◆ **Supplied information**
——

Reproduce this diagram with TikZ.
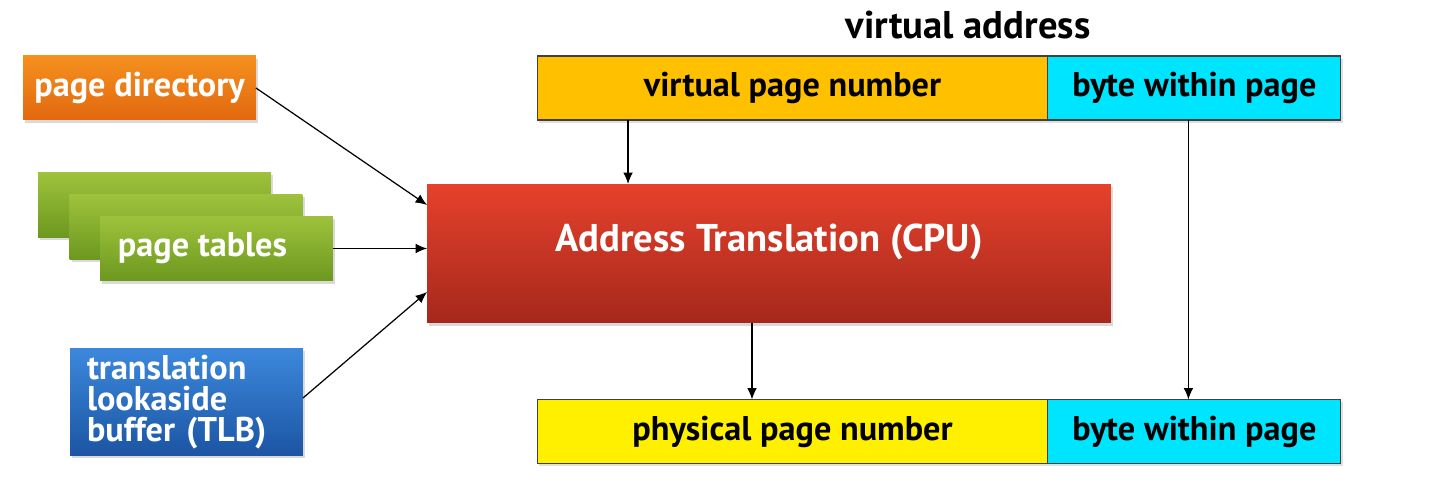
\documentclass[tikz,border=0pt]{standalone}
\usepackage{fontspec}
\setmainfont{PT Sans}
\usepackage{tikz}
\usetikzlibrary{arrows.meta,positioning,calc,shadows}
\definecolor{pdtop}{HTML}{F5901E}
\definecolor{pdbot}{HTML}{E2680F}
\definecolor{pttop}{HTML}{9EC23C}
\definecolor{ptbot}{HTML}{6C981F}
\definecolor{tlbtop}{HTML}{3C88DC}
\definecolor{tlbbot}{HTML}{1C55A4}
\definecolor{attop}{HTML}{E6412B}
\definecolor{atbot}{HTML}{A5281C}
\definecolor{vpnfill}{HTML}{FFC000}
\definecolor{ppnfill}{HTML}{FFF000}
\definecolor{bytefill}{HTML}{00E5FF}

\begin{document}
\begin{tikzpicture}[x=0.02cm,y=-0.02cm,>={Latex[length=6.5pt,width=5.5pt]},node distance=0pt]
\tikzset{
 card/.style={inner sep=0pt,outer sep=0pt,text=white,font=\bfseries\fontsize{19.5}{23}\selectfont,
   drop shadow={opacity=0.3,shadow xshift=1.2pt,shadow yshift=-1.5pt}},
 pdbox/.style={card,top color=pdtop,bottom color=pdbot,minimum width=4.66cm,minimum height=1.28cm},
 ptbox/.style={card,top color=pttop,bottom color=ptbot,minimum width=4.66cm,minimum height=1.3cm},
 tlbbox/.style={card,top color=tlbtop,bottom color=tlbbot,text width=3.98cm,inner xsep=0.34cm,
   minimum height=2.14cm,align=left,font=\bfseries\fontsize{19.5}{17.8}\selectfont},
 atbox/.style={card,top color=attop,bottom color=atbot,minimum width=13.68cm,minimum height=2.78cm,
   font=\bfseries\fontsize{22}{26}\selectfont},
 field/.style={draw=black!75,line width=0.6pt,inner sep=0pt,outer sep=0pt,minimum height=1.28cm,
   font=\bfseries\fontsize{19.5}{23}\selectfont,drop shadow={opacity=0.25,shadow xshift=1.2pt,shadow yshift=-1.5pt}},
 arrow/.style={->,line width=0.7pt}
}
\useasboundingbox (0,0) rectangle (1430,502);

% title
\node[font=\bfseries\fontsize{22}{26}\selectfont] (title) at (968,25) {virtual address};

% virtual address fields
\node[field,fill=vpnfill,minimum width=10.22cm] (vpn) at (792.5,88) {virtual page number};
\node[field,fill=bytefill,minimum width=5.86cm,right=of vpn] (vbyte) {byte within page};

% left side sources
\node[pdbox] (pd) at (139.5,88) {page directory};
\node[ptbox] (pt1) at (154.5,205) {};
\node[ptbox] (pt2) at (186,227) {};
\node[ptbox] (pt3) at (216.5,248.5) {\hspace*{-0.56cm}page tables};
\node[tlbbox] (tlb) at (186.5,402) {translation\\lookaside\\buffer (TLB)};

% translation unit
\node[atbox] (at) at (769,253.5) {\raisebox{0.62cm}{Address Translation (CPU)}};

% physical address fields
\node[field,fill=ppnfill,minimum width=10.22cm] (ppn) at (792.5,431.5) {physical page number};
\node[field,fill=bytefill,minimum width=5.86cm,right=of ppn] (pbyte) {byte within page};

% connectors
\coordinate (pdin) at ($(at.north west)+(0,21)$);
\coordinate (tlbin) at ($(at.south west)+(0,-31)$);
\coordinate (tlbout) at ($(tlb.east)+(0,-4)$);
\coordinate (vpnout) at ($(vpn.south west)+(91,0)$);
\coordinate (atout) at ($(at.south)+(-17,0)$);
\coordinate (byteout) at ($(vbyte.south)+(-6,0)$);
\draw[arrow] (pd.east) -- (pdin);
\draw[arrow] (pt3.east) -- (pt3.east -| at.west);
\draw[arrow] (tlbout) -- (tlbin);
\draw[arrow] (vpnout) -- (vpnout |- at.north);
\draw[arrow] (atout) -- (atout |- ppn.north);
\draw[arrow] (byteout) -- (byteout |- pbyte.north);
\end{tikzpicture}
\end{document}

——

◆ **Directions for this task**
Begin at the first line of the data above and repeat each line exactly, stopping after the line containing "(0,0) rectangle (1430,502);". Omit the pictures.

◆ **Answer for the task**
Reproduce this diagram with TikZ.
\documentclass[tikz,border=0pt]{standalone}
\usepackage{fontspec}
\setmainfont{PT Sans}
\usepackage{tikz}
\usetikzlibrary{arrows.meta,positioning,calc,shadows}
\definecolor{pdtop}{HTML}{F5901E}
\definecolor{pdbot}{HTML}{E2680F}
\definecolor{pttop}{HTML}{9EC23C}
\definecolor{ptbot}{HTML}{6C981F}
\definecolor{tlbtop}{HTML}{3C88DC}
\definecolor{tlbbot}{HTML}{1C55A4}
\definecolor{attop}{HTML}{E6412B}
\definecolor{atbot}{HTML}{A5281C}
\definecolor{vpnfill}{HTML}{FFC000}
\definecolor{ppnfill}{HTML}{FFF000}
\definecolor{bytefill}{HTML}{00E5FF}

\begin{document}
\begin{tikzpicture}[x=0.02cm,y=-0.02cm,>={Latex[length=6.5pt,width=5.5pt]},node distance=0pt]
\tikzset{
 card/.style={inner sep=0pt,outer sep=0pt,text=white,font=\bfseries\fontsize{19.5}{23}\selectfont,
   drop shadow={opacity=0.3,shadow xshift=1.2pt,shadow yshift=-1.5pt}},
 pdbox/.style={card,top color=pdtop,bottom color=pdbot,minimum width=4.66cm,minimum height=1.28cm},
 ptbox/.style={card,top color=pttop,bottom color=ptbot,minimum width=4.66cm,minimum height=1.3cm},
 tlbbox/.style={card,top color=tlbtop,bottom color=tlbbot,text width=3.98cm,inner xsep=0.34cm,
   minimum height=2.14cm,align=left,font=\bfseries\fontsize{19.5}{17.8}\selectfont},
 atbox/.style={card,top color=attop,bottom color=atbot,minimum width=13.68cm,minimum height=2.78cm,
   font=\bfseries\fontsize{22}{26}\selectfont},
 field/.style={draw=black!75,line width=0.6pt,inner sep=0pt,outer sep=0pt,minimum height=1.28cm,
   font=\bfseries\fontsize{19.5}{23}\selectfont,drop shadow={opacity=0.25,shadow xshift=1.2pt,shadow yshift=-1.5pt}},
 arrow/.style={->,line width=0.7pt}
}
\useasboundingbox (0,0) rectangle (1430,502);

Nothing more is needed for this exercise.